Clark Wang, who runs a surf hostel and teaches surfing in the city of Shanwei, said by phone from Bali that he has noticed an influx of people from Hong Kong. In 2023, there were only one or two, he said. Now Mr. Wang estimates that Hong Kongers account for about a quarter of Shanwei’s surfers.

Rohan Rajpal, 27, who has spent the weekend in Shanwei at least six times since October, still surfs at Big Wave Bay during the week. Mr. Rajpal, who works in financial technology, said he thinks the wave in Shanwei is fun but that the water is nicer in Hong Kong.

Mr.
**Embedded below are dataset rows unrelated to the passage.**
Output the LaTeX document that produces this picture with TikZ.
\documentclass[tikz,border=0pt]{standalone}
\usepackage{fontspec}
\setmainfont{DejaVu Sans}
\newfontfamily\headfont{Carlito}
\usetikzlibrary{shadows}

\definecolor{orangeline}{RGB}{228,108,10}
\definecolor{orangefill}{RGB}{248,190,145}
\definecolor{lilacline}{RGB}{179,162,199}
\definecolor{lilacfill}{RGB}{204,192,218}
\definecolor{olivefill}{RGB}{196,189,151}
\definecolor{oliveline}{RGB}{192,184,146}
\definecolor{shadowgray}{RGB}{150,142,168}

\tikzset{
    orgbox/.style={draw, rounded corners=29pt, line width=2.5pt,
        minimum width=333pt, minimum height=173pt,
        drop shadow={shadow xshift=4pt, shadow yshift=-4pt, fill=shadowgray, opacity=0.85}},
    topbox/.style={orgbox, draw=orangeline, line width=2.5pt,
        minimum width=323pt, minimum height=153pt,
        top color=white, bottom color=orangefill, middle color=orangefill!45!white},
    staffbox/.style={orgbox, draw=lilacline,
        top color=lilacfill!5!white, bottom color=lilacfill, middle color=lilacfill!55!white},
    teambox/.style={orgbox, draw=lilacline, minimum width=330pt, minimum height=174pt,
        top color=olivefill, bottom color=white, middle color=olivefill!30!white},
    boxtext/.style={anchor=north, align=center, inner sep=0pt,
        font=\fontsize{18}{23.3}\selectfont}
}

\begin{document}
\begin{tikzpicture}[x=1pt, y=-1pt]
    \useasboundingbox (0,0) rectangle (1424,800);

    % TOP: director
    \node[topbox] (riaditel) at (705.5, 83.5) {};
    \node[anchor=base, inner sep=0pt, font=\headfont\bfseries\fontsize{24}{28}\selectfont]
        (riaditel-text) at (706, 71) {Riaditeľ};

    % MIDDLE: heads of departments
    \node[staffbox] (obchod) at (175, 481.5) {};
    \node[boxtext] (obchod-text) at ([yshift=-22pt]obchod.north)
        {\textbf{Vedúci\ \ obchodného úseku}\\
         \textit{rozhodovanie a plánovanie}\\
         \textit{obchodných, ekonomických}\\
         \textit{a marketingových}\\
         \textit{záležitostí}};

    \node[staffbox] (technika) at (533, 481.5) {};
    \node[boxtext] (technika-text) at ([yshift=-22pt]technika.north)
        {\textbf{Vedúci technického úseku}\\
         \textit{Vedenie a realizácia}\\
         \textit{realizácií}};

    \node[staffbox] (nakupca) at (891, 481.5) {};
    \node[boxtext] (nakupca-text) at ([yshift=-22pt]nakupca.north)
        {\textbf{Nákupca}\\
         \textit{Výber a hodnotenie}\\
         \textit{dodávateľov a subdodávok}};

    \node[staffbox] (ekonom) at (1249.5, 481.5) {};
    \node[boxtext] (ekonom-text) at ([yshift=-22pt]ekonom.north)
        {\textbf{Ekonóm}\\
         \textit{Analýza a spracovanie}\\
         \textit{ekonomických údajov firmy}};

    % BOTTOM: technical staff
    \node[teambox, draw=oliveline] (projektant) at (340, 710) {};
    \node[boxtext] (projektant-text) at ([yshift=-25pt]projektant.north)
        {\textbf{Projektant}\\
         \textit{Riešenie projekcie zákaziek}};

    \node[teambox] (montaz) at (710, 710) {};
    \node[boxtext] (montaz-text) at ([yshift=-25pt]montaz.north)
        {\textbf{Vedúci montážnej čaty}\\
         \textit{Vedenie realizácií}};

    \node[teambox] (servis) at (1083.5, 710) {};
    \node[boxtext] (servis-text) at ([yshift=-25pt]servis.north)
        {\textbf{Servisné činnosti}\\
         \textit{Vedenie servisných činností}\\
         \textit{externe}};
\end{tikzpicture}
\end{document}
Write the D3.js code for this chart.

Hurren said it had taken him a decade to surf waves he had seen “just because I didn’t think it was doable.”

He said he first noticed the wave he was riding off Tung Lung Chau as a teenager but began surfing it only last year. Before that, he spent years paddling out to look for the rock it breaks on.

On that windy Sunday in February, an experienced surfer saw him carrying his board and stopped to ask where the waves were.